GIVEN PROBLEM:
Check each line of the entries below for the string "that"; copy every line where it appears.

RECORDS SUPPLIED:
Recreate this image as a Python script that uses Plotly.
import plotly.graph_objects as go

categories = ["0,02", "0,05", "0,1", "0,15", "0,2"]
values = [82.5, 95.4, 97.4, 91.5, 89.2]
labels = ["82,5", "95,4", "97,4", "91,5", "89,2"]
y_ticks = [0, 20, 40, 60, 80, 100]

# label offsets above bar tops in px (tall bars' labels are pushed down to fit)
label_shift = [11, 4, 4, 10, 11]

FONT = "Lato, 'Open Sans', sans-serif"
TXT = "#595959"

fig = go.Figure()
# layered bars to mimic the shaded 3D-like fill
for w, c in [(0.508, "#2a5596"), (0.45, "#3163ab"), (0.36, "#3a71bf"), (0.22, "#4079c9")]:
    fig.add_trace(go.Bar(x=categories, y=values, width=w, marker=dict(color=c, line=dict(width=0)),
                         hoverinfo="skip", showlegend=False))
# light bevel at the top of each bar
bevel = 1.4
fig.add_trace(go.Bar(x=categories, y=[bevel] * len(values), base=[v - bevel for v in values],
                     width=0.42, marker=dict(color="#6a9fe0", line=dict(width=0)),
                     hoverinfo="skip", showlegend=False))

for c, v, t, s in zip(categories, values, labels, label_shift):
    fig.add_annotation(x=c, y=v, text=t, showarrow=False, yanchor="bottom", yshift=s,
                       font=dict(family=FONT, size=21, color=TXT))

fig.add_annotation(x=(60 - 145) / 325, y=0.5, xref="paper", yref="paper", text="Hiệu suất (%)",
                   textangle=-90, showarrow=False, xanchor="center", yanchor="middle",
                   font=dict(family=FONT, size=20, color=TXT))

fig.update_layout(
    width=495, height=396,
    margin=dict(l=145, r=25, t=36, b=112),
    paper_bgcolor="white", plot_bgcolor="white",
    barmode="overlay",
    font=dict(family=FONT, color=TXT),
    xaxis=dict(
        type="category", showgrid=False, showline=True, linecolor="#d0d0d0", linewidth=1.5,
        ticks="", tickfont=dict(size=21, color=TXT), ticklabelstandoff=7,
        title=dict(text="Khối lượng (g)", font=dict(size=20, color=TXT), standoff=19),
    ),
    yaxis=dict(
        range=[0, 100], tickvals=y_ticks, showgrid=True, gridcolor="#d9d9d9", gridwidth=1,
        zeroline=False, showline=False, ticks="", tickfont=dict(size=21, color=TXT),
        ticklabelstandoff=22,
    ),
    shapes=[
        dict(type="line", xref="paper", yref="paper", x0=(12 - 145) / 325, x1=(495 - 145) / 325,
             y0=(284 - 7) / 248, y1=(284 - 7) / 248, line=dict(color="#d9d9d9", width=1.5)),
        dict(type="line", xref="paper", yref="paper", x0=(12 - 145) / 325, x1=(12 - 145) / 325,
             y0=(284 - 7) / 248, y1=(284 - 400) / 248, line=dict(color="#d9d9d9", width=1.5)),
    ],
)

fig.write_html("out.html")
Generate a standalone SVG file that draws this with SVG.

RESULT OF THE EXERCISE:
Recreate this image as a Python script that uses Plotly.
Generate a standalone SVG file that draws this with SVG.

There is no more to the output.